Congress Votes to Honor First Black Marines
U.S. Rep. John Yarmuth, D-Ky., voted to award the Congressional Gold Medal to the the nation’s first African-American members of the United States Marine Corps, which includes six Louisville residents. The Montford Point Marines broke the color line in 1941, when President Franklin D. Roosevelt issued an executive order desegregating the Marine Corps, which was the last branch of the military to do so. At the time, more than 19,000 black marines trained at Camp Montford Point in Jacksonville, North Carolina between 1942 and 1949.
Yarmuth joined over 300 lawmakers who co-sponsored the legislation, which passed the House unanimously and bestowed the servicemen the highest civilian honor given by Congress.

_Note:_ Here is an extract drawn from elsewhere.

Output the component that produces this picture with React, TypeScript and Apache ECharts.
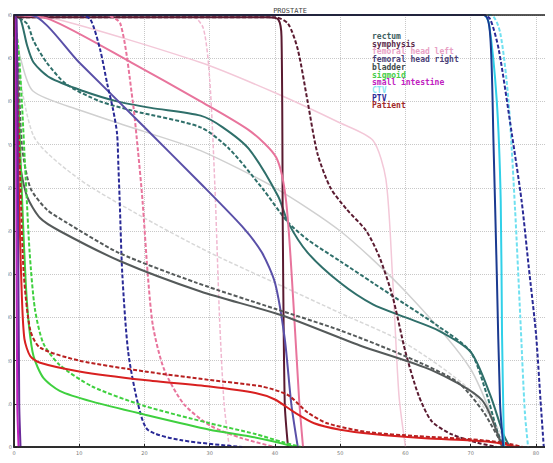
import React, { useEffect, useRef } from "react";
import * as echarts from "echarts";

type P = [number, number];

const xTicks = [0, 10, 20, 30, 40, 50, 60, 70, 80];
const yTicks = [0, 10, 20, 30, 40, 50, 60, 70, 80, 90, 100];

const legendNames = [
  "rectum",
  "symphysis",
  "femoral head left",
  "femoral head right",
  "bladder",
  "sigmoid",
  "small intestine",
  "CTV",
  "PTV",
  "Patient",
];
const legendColors = [
  "#3d5e5e",
  "#5a2a4a",
  "#e8a0c4",
  "#4a3f78",
  "#3e4a4a",
  "#46cc46",
  "#c020c0",
  "#86e4f2",
  "#2a2a96",
  "#a02828",
];

const rectumA: P[] = [[0, 100], [1, 99], [2, 93], [3, 89], [5.5, 85.5], [10.6, 82.4], [15.8, 80], [21, 78.5], [28.6, 76.7], [32, 74], [36, 69], [40.5, 58], [42, 52], [45, 45], [50, 38], [55, 33], [60, 30], [65, 27], [70, 22], [73, 12], [75, 3], [76, 0]];
const rectumB: P[] = [[0, 100], [2, 98], [3, 94], [5, 89], [8, 84], [13.2, 80], [18.3, 77.8], [28.6, 74], [33, 69], [38, 60], [42, 52], [45, 48], [50, 43], [55, 38], [60, 33], [65, 28], [70, 22], [72.5, 12], [74, 4], [75, 0]];
const symphysisA: P[] = [[0, 99.5], [39, 99.5], [40.5, 99], [41, 95], [41.2, 50], [41.5, 10], [42, 0]];
const symphysisB: P[] = [[0, 99.5], [40, 99.5], [42, 98], [43.5, 92], [45, 80], [46.5, 68], [48.5, 60], [51, 55], [54, 50], [56, 44], [58, 35], [60, 22], [62, 12], [64, 6], [67, 3], [71, 1], [74, 0]];
const femLA: P[] = [[0, 100], [5.5, 99], [18, 89], [28.6, 80], [36.3, 73], [40.2, 67], [41.7, 57], [42.8, 34], [43.7, 11], [44.3, 0]];
const femLB: P[] = [[0, 100], [14, 100], [16.3, 98], [18.2, 80], [19, 68.6], [19.7, 57], [20.5, 40], [21.3, 28], [23, 18], [26, 10], [30, 5], [35, 2], [40, 0]];
const femRA: P[] = [[0, 100], [2.5, 100], [10, 89], [20, 74], [28.6, 61], [35, 51], [38, 45], [40, 38], [41.5, 25], [42.5, 10], [43.5, 0]];
const femRB: P[] = [[0, 100], [10, 100], [11.7, 99], [13.2, 92], [14.3, 84], [15.2, 78], [15.8, 72.5], [16, 65], [16.2, 57], [16.6, 40], [17.5, 22], [19, 10], [20.5, 4], [25.5, 1.6], [35, 0]];
const bladderA: P[] = [[0, 100], [0.5, 88], [0.9, 66], [2, 58], [4, 53], [7, 50], [16.3, 43], [28.6, 36], [41, 30.5], [53, 23.5], [64, 17.8], [71.7, 10.9], [74.8, 0]];
const bladderB: P[] = [[0, 100], [0.6, 90], [1.2, 70], [2.5, 60], [5, 55], [8, 52], [16, 45], [28, 38], [40, 32], [50, 27], [60, 21], [68, 15], [72, 8], [75, 0]];
const sigmoidA: P[] = [[0, 100], [0.4, 90], [0.8, 75], [1.3, 55], [1.8, 38], [2.3, 28], [3, 21], [4.5, 16], [7, 13], [12, 10.5], [20, 7.5], [30, 4], [36, 2.5], [40, 1.2], [43, 0]];
const sigmoidB: P[] = [[0, 100], [0.7, 92], [1.2, 80], [1.8, 62], [2.4, 45], [3.2, 32], [4.5, 24], [7, 19], [12, 14], [20, 9.5], [30, 5.5], [37, 3], [41, 1.2], [44, 0]];
const intestineA: P[] = [[0, 100], [0.2, 99], [0.35, 60], [0.5, 10], [0.7, 0]];
const intestineB: P[] = [[0, 100], [0.4, 99], [0.6, 60], [0.8, 10], [1.0, 0]];
const ctvA: P[] = [[0, 100], [72, 100], [72.8, 98], [74, 80], [74.6, 57], [74.8, 26], [75.1, 0]];
const ctvB: P[] = [[0, 100], [73, 100], [74.5, 96], [75.8, 80], [76.8, 55], [77.6, 30], [78.3, 8], [78.8, 0]];
const ptvA: P[] = [[0, 100], [72, 100], [73, 95], [73.5, 70], [74, 40], [74.5, 10], [75, 0]];
const ptvB: P[] = [[0, 100], [72, 100], [73, 99], [74.3, 92], [76.3, 72.5], [77.8, 57], [78.9, 41.6], [80, 26.3], [80.7, 10.8], [81.2, 0]];
const patientA: P[] = [[0, 100], [0.3, 90], [0.6, 70], [0.9, 50], [1.2, 35], [1.6, 25], [2.5, 21], [4, 19.5], [10, 17.5], [20, 15.5], [30, 14], [37, 12.5], [40, 11], [43, 8], [46, 5.5], [50, 4], [55, 3], [63, 2], [70, 1.5], [74, 1], [77, 0]];
const patientB: P[] = [[0, 100], [0.5, 85], [1, 60], [1.5, 40], [2.5, 27], [4, 23], [10, 20], [20, 17.5], [30, 15.5], [38, 14], [42, 12], [45, 8], [48, 5.5], [54, 3.5], [62, 2.5], [70, 1.8], [75, 1], [78, 0]];
const paleA: P[] = [[0, 100], [6.6, 99], [28.6, 89], [40, 82], [50, 75], [55, 71], [57, 62], [58, 40], [59, 12], [60, 0]];
const paleB: P[] = [[0, 98], [1, 90], [2.9, 82.4], [10, 78], [20, 73], [28.6, 68.6], [40, 60], [50, 50], [60, 36], [70, 18], [75, 0]];
const paleC: P[] = [[0, 95], [3, 72], [10, 62], [20, 53], [30, 45], [40, 38], [50, 31], [60, 24], [70, 13], [76, 0]];
const paleD: P[] = [[0, 100], [27, 100], [29, 97], [30, 85], [30.8, 60], [31.5, 30], [32.2, 10], [33, 0]];

const seriesDefs: { name: string; data: P[]; color: string; dashed: boolean; width: number }[] = [
  { name: "pale1", data: paleA, color: "#f3c8d8", dashed: false, width: 1.5 },
  { name: "pale2", data: paleB, color: "#d0d0d0", dashed: false, width: 1.5 },
  { name: "pale3", data: paleC, color: "#d8d8d8", dashed: true, width: 1.5 },
  { name: "pale4", data: paleD, color: "#f0b8d0", dashed: true, width: 1.5 },
  { name: "rectum", data: rectumA, color: "#2f6f6a", dashed: false, width: 2 },
  { name: "rectum2", data: rectumB, color: "#2f6f6a", dashed: true, width: 2 },
  { name: "symphysis", data: symphysisA, color: "#5a1a30", dashed: false, width: 2 },
  { name: "symphysis2", data: symphysisB, color: "#5a1a30", dashed: true, width: 2 },
  { name: "femL", data: femLA, color: "#e8749c", dashed: false, width: 2 },
  { name: "femL2", data: femLB, color: "#e8749c", dashed: true, width: 2 },
  { name: "femR", data: femRA, color: "#5a50a8", dashed: false, width: 2 },
  { name: "femR2", data: femRB, color: "#2a2a96", dashed: true, width: 2 },
  { name: "bladder", data: bladderA, color: "#555a5a", dashed: false, width: 2 },
  { name: "bladder2", data: bladderB, color: "#555a5a", dashed: true, width: 2 },
  { name: "sigmoid", data: sigmoidA, color: "#3fd03f", dashed: false, width: 2 },
  { name: "sigmoid2", data: sigmoidB, color: "#3fd03f", dashed: true, width: 2 },
  { name: "patient", data: patientA, color: "#d82020", dashed: false, width: 2 },
  { name: "patient2", data: patientB, color: "#b82020", dashed: true, width: 2 },
  { name: "intestine", data: intestineA, color: "#c020c0", dashed: false, width: 2 },
  { name: "intestine2", data: intestineB, color: "#6a2a9a", dashed: false, width: 2 },
  { name: "ctv", data: ctvA, color: "#30d0e8", dashed: false, width: 2 },
  { name: "ctv2", data: ctvB, color: "#70e0f0", dashed: true, width: 2 },
  { name: "ptv", data: ptvA, color: "#1a3a90", dashed: false, width: 2 },
  { name: "ptv2", data: ptvB, color: "#2a2a96", dashed: true, width: 2 },
];

export default function App() {
  const ref = useRef<HTMLDivElement>(null);
  useEffect(() => {
    if (!ref.current) return;
    const chart = echarts.init(ref.current, undefined, { renderer: "svg" });
    const labelStyle = { fontSize: 5, color: "#777", fontFamily: "DejaVu Sans" };
    chart.setOption({
      animation: false,
      backgroundColor: "#ffffff",
      title: {
        text: "PROSTATE",
        left: 285,
        top: 2,
        textAlign: "center",
        textStyle: { fontSize: 7, fontWeight: "normal", color: "#444", fontFamily: "DejaVu Sans Mono" },
      },
      grid: { left: 14, right: 4, top: 15, bottom: 16, containLabel: false, outerBoundsMode: "none", show: false },
      xAxis: {
        type: "value",
        min: 0,
        max: 82,
        interval: 10,
        name: "Dose (Gy)",
        nameLocation: "middle",
        nameGap: 11,
        nameMoveOverlap: false,
        nameTextStyle: { fontSize: 6, color: "#555", fontFamily: "DejaVu Sans Mono", padding: 0 },
        axisLine: { show: true, onZero: false, lineStyle: { color: "#222", width: 1.5 } },
        axisTick: { show: true, inside: true, length: 3, lineStyle: { color: "#222" } },
        axisLabel: { ...labelStyle, margin: 3, showMaxLabel: false },
        splitLine: { show: true, lineStyle: { color: "#c8c8c8", type: "dotted", width: 1 } },
      },
      yAxis: {
        type: "value",
        min: 0,
        max: 100,
        interval: 10,
        name: "Volume (%)",
        nameLocation: "middle",
        nameGap: 9,
        nameMoveOverlap: false,
        nameTextStyle: { fontSize: 6, color: "#555", fontFamily: "DejaVu Sans Mono", padding: 0 },
        axisLine: { show: true, onZero: false, lineStyle: { color: "#222", width: 1.5 } },
        axisTick: { show: true, inside: true, length: 3, lineStyle: { color: "#222" } },
        axisLabel: { ...labelStyle, margin: 2 },
        splitLine: { show: true, lineStyle: { color: "#c8c8c8", type: "dotted", width: 1 } },
      },
      graphic: [
        {
          type: "rect",
          shape: { x: 14, y: 15, width: 535, height: 432 },
          style: { fill: "none", stroke: "#222", lineWidth: 1.5 },
          silent: true,
          z: 100,
        },
        ...legendNames.map((n, i) => ({
          type: "text",
          left: 372,
          top: 32.5 + i * 7.7,
          style: {
            text: n,
            fill: legendColors[i],
            font: "bold 8px 'DejaVu Sans Mono'",
          },
          z: 101,
        })),
      ],
      series: seriesDefs.map((s) => ({
        name: s.name,
        type: "line",
        data: s.data,
        showSymbol: false,
        smooth: 0.25,
        lineStyle: { color: s.color, width: s.width, type: s.dashed ? [4, 2] : "solid" },
        itemStyle: { color: s.color },
      })),
    });
    return () => chart.dispose();
  }, []);
  return <div ref={ref} style={{ width: 553, height: 463, margin: -8 }} />;
}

“The Montford Point Marines fought to guarantee freedom around the world at a time when they were often denied those very freedoms when they returned home,” Yarmuth said in a news release. “These men served with bravery and fought relentlessly for our nation whenever called upon and I am honored to join my colleagues in recognizing their service and sacrifice.”
Six Louisvillians are among those who participated in this groundbreaking mobilization: Thomas Cork, Luther Goodwin, Clarence Hunt, Albert Jones, Willis Stanley Evans, and the late Herbert Thompson.
The Congressional Gold Medal is bestowed for an outstanding deed or act of service to the security, prosperity, and national interest of the United States. It is among the highest awards, along with the Presidential Medal of Freedom.